▶ **TASK GOAL**:
Return nothing but the lines from the line with "Clone this diagram in SVG." through the last line of the entries that follow, copied exactly and free of pictures.

— Begin STORED RECORDS —

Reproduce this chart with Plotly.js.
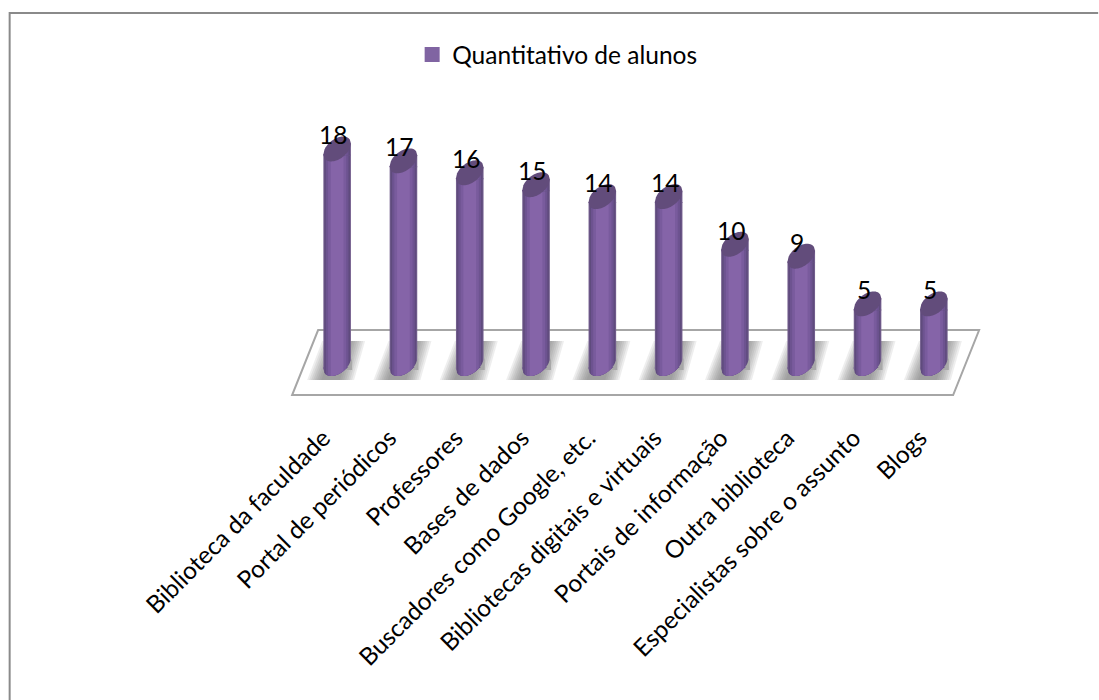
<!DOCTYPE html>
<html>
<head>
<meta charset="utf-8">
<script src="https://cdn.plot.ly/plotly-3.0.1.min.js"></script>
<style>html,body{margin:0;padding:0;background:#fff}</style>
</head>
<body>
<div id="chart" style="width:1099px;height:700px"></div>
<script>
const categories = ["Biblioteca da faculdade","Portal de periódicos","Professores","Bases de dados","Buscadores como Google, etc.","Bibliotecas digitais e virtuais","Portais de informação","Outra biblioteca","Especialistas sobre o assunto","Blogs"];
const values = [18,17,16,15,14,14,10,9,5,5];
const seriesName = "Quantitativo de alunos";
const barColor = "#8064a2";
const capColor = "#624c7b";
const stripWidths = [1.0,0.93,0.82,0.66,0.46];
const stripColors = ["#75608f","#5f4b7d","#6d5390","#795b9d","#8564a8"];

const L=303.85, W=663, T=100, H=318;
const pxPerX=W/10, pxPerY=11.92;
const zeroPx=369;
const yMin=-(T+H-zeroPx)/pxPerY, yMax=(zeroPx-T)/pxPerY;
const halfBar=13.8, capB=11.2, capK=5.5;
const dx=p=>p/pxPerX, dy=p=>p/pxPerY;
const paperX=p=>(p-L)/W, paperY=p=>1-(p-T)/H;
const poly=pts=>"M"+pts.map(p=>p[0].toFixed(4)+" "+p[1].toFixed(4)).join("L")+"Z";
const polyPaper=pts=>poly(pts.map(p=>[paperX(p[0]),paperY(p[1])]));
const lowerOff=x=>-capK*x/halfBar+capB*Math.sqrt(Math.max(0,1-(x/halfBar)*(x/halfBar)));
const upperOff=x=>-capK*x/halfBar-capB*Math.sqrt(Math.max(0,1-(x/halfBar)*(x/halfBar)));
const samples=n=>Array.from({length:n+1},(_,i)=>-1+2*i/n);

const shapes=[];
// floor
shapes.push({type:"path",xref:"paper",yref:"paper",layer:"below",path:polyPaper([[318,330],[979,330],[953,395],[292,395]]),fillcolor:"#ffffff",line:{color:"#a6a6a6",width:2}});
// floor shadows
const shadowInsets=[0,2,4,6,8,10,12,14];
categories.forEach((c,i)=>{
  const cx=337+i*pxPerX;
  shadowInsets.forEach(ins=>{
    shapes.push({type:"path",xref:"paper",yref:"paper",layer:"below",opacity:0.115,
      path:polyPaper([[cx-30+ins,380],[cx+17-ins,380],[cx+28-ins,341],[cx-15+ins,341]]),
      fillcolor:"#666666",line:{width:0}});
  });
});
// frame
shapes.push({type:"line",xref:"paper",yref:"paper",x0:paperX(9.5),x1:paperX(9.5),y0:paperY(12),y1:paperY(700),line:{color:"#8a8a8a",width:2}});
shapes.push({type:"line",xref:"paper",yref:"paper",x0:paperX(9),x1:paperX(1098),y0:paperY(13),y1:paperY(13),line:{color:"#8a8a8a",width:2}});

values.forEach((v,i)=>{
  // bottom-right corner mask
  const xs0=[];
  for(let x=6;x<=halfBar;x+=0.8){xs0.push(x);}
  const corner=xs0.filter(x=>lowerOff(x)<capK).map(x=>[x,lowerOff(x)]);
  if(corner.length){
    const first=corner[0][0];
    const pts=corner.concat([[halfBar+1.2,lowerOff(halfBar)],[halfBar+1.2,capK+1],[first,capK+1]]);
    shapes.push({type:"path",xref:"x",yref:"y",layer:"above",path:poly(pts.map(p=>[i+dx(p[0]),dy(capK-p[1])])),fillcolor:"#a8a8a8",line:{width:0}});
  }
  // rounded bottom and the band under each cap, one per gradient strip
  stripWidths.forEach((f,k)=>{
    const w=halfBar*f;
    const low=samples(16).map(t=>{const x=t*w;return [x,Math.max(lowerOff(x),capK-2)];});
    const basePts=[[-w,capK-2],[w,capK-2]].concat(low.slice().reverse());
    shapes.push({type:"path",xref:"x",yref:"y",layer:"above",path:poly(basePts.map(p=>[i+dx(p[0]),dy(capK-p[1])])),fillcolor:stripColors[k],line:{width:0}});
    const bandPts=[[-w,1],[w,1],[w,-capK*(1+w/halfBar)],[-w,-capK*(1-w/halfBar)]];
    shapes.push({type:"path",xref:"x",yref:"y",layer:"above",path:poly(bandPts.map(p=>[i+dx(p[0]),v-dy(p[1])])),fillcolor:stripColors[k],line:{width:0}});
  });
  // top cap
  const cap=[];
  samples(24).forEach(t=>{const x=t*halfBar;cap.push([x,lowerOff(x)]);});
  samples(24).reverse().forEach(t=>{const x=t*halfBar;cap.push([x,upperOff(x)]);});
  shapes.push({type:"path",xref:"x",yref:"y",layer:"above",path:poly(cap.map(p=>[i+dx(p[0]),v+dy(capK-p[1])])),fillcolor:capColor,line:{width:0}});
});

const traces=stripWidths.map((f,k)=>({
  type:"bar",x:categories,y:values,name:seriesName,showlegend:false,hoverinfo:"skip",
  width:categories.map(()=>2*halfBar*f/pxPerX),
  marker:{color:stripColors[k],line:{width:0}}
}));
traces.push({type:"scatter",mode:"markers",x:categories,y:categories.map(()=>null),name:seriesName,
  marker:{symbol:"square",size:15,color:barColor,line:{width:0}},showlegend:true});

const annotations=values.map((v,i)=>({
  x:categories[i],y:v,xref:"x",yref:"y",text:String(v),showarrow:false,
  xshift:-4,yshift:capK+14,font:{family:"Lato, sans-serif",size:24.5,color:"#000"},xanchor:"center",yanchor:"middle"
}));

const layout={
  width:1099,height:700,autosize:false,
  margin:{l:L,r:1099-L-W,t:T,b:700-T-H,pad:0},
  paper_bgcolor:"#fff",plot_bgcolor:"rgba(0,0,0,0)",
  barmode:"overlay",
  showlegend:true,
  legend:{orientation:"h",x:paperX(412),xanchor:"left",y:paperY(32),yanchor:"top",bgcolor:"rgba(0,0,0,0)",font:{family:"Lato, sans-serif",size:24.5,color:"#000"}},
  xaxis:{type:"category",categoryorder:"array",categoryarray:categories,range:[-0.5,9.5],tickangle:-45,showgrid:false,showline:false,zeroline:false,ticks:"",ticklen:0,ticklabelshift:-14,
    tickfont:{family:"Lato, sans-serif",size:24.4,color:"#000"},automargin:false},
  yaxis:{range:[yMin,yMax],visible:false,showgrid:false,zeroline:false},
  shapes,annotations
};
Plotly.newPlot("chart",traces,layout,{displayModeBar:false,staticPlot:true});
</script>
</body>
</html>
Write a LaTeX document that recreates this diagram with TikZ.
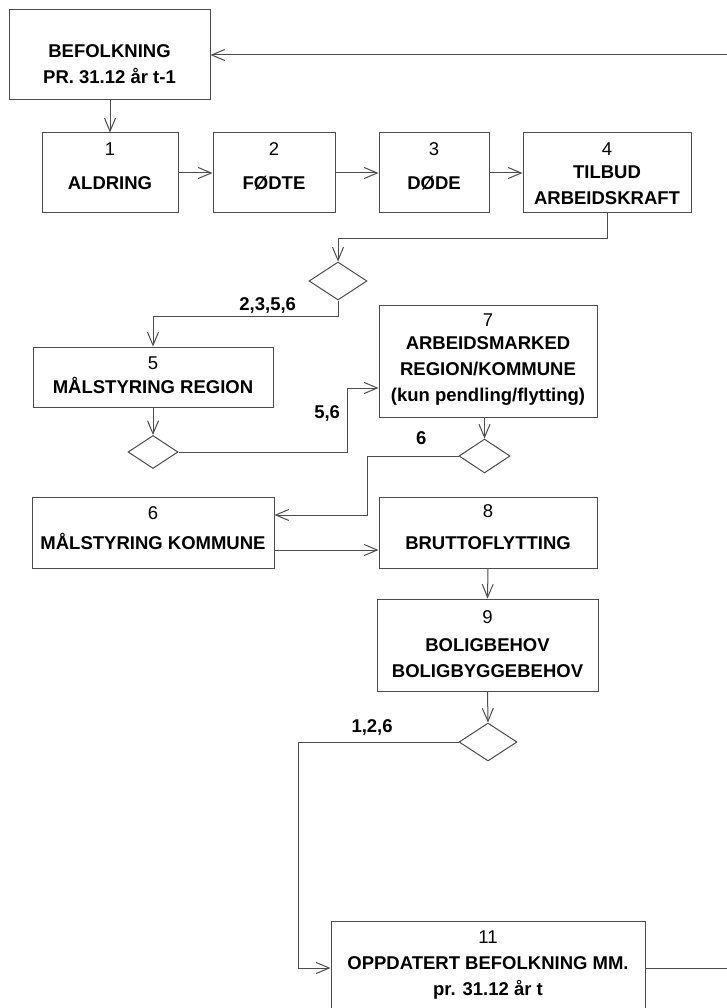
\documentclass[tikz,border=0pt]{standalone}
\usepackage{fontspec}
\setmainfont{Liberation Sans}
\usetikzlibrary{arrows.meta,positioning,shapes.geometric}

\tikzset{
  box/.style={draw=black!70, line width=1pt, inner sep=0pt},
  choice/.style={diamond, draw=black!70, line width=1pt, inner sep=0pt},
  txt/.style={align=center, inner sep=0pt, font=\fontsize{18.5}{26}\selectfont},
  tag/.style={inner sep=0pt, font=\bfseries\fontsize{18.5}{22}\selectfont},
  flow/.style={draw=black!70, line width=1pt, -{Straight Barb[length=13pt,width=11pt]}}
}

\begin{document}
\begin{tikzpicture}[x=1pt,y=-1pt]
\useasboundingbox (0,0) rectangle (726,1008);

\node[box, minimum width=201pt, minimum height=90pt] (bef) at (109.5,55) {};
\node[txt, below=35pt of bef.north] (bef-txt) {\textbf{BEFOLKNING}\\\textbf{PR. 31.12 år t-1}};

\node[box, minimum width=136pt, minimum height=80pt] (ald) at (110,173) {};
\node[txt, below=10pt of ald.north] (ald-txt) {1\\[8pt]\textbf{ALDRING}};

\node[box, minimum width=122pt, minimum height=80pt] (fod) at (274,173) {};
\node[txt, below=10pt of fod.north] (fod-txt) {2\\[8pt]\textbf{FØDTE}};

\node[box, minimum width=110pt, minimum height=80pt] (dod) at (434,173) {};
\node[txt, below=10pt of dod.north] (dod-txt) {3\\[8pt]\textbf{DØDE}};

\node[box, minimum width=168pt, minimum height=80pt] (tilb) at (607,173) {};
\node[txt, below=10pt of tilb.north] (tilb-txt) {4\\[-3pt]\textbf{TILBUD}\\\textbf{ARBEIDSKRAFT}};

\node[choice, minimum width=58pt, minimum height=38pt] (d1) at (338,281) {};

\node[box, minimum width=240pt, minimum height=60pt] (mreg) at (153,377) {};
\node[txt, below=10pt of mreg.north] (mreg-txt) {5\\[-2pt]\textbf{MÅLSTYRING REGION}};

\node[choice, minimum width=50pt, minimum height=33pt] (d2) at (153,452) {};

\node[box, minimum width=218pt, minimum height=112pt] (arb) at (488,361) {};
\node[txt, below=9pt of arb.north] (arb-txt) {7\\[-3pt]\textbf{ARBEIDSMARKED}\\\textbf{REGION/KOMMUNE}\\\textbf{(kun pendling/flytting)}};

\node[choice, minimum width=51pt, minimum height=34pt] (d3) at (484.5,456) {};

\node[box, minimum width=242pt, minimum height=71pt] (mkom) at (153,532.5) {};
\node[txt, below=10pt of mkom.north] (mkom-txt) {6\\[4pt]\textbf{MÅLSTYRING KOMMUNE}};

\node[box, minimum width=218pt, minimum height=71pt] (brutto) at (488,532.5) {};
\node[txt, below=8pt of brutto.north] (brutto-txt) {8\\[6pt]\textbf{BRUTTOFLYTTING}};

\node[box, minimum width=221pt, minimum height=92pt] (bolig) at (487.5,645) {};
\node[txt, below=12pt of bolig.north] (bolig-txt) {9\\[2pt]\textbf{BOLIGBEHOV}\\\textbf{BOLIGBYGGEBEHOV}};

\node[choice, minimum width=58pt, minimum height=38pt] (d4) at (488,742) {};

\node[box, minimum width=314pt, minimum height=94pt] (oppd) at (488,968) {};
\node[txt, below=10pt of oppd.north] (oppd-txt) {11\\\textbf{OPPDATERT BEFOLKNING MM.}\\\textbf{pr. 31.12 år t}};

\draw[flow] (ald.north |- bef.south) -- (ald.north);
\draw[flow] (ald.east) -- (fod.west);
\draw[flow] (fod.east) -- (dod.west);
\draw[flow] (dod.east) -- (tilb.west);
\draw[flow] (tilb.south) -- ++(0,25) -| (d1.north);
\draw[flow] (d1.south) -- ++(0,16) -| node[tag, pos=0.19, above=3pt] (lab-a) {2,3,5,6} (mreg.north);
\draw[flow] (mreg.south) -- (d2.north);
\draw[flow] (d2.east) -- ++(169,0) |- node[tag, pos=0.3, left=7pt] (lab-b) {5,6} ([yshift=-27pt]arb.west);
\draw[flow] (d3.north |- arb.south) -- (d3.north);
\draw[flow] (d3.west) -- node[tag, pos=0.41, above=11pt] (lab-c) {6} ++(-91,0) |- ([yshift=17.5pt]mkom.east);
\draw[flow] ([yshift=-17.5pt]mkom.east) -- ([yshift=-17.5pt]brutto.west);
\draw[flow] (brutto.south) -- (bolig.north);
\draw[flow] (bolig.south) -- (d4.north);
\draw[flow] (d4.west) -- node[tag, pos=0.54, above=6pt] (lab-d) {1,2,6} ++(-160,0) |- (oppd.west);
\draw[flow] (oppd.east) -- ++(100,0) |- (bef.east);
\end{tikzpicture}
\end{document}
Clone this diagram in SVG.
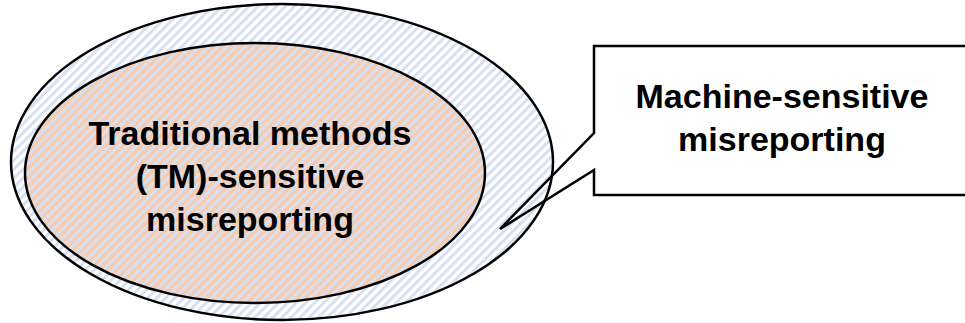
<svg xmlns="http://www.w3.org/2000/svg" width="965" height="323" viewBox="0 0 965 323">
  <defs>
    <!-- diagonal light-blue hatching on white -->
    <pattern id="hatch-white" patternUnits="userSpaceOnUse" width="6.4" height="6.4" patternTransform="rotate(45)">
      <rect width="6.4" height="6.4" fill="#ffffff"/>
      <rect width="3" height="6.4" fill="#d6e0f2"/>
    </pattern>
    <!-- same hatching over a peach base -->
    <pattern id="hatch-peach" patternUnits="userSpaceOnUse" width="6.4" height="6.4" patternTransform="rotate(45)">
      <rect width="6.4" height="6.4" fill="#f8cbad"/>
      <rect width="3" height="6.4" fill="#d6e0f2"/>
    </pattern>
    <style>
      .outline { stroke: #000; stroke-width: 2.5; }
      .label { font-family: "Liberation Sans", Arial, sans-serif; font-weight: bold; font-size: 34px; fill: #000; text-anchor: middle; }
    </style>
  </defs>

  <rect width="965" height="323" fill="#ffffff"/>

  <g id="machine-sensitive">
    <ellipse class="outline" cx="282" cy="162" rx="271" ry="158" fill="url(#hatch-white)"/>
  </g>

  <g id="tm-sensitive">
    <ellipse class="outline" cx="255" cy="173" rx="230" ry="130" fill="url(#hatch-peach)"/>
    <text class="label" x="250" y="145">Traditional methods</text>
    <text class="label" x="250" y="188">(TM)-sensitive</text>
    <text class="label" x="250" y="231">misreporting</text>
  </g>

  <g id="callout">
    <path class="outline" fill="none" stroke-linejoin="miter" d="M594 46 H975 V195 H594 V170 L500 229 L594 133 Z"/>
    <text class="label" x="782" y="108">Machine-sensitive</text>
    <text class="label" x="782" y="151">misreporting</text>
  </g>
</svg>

— End STORED RECORDS —

▶ **TASK ANSWER**:
Clone this diagram in SVG.
<svg xmlns="http://www.w3.org/2000/svg" width="965" height="323" viewBox="0 0 965 323">
  <defs>
    <!-- diagonal light-blue hatching on white -->
    <pattern id="hatch-white" patternUnits="userSpaceOnUse" width="6.4" height="6.4" patternTransform="rotate(45)">
      <rect width="6.4" height="6.4" fill="#ffffff"/>
      <rect width="3" height="6.4" fill="#d6e0f2"/>
    </pattern>
    <!-- same hatching over a peach base -->
    <pattern id="hatch-peach" patternUnits="userSpaceOnUse" width="6.4" height="6.4" patternTransform="rotate(45)">
      <rect width="6.4" height="6.4" fill="#f8cbad"/>
      <rect width="3" height="6.4" fill="#d6e0f2"/>
    </pattern>
    <style>
      .outline { stroke: #000; stroke-width: 2.5; }
      .label { font-family: "Liberation Sans", Arial, sans-serif; font-weight: bold; font-size: 34px; fill: #000; text-anchor: middle; }
    </style>
  </defs>

  <rect width="965" height="323" fill="#ffffff"/>

  <g id="machine-sensitive">
    <ellipse class="outline" cx="282" cy="162" rx="271" ry="158" fill="url(#hatch-white)"/>
  </g>

  <g id="tm-sensitive">
    <ellipse class="outline" cx="255" cy="173" rx="230" ry="130" fill="url(#hatch-peach)"/>
    <text class="label" x="250" y="145">Traditional methods</text>
    <text class="label" x="250" y="188">(TM)-sensitive</text>
    <text class="label" x="250" y="231">misreporting</text>
  </g>

  <g id="callout">
    <path class="outline" fill="none" stroke-linejoin="miter" d="M594 46 H975 V195 H594 V170 L500 229 L594 133 Z"/>
    <text class="label" x="782" y="108">Machine-sensitive</text>
    <text class="label" x="782" y="151">misreporting</text>
  </g>
</svg>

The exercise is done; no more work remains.